We replied that it seems to us that we are seeing the fulfilment of the prophecy: "There shall be a famine in the land, not a famine for bread nor a thirst for water, but for hearing the Word of the Lord." (Amos 8:11,12.) We further remarked that the people have been feeding on very unsatisfactory nourishment, and that they are not satisfied with the chaff they have been receiving, and that they do not go to the churches for the reason that they do not believe in the eternal torment doctrine—the preachers do not believe it, and nobody believes it, except a comparatively small number, and that number is constantly diminishing.

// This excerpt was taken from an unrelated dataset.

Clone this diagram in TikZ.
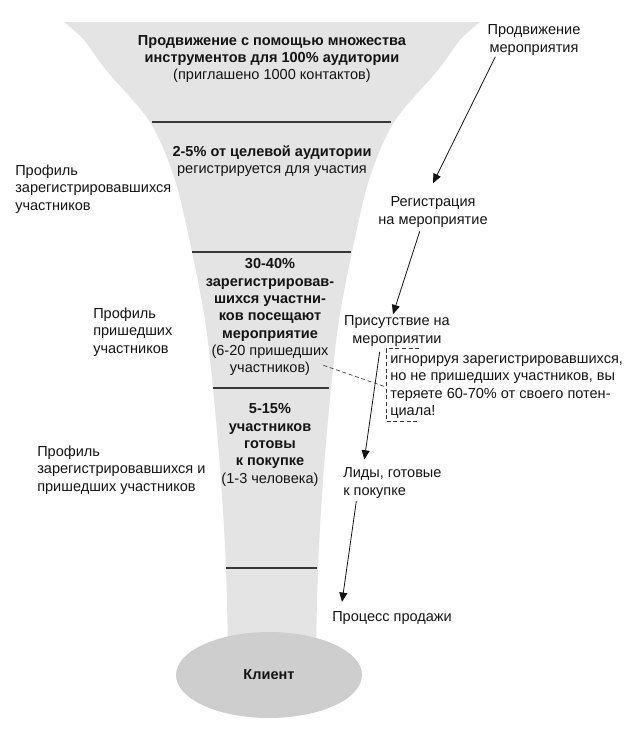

We reminded him that these people, instead of hearing of eternal torment, now have offered them suggestions from the colleges to the effect that their forefathers were monkeys; that there are large interrogation points in the minds of the people; that they are hungry to know the Truth. We told him that we believe this accounts for the large number present to hear us, that they were hearing something more rational, something more Biblical, than they had heard before. So we have everything for which to be thankful.


So far as we have been able to see up to the present time, the failure of a full development of matters in 1915, or before, would imply that all the chronological arrangements, as we have them, are wrong—our view of the Harvest and all. And we have no reason to believe that these are wrong. We remember that we are not infallible, and that our judgment is not infallible; but the wonderful inventions of today, and the light that is dawning in every direction, as well as the universal unrest, seem in corroboration of the chronology—that we are in the dawning of the New Age. But just how far along we are we do not positively know. We are waiting for the Sun of Righteousness to appear.

The fact that the Vision is now speaking, and is made plain upon tables, is very convincing. We believe truly that "the days are at hand, and the effect [matter or thing (as spoken)] of every vision."—Ezek. 12:21-23.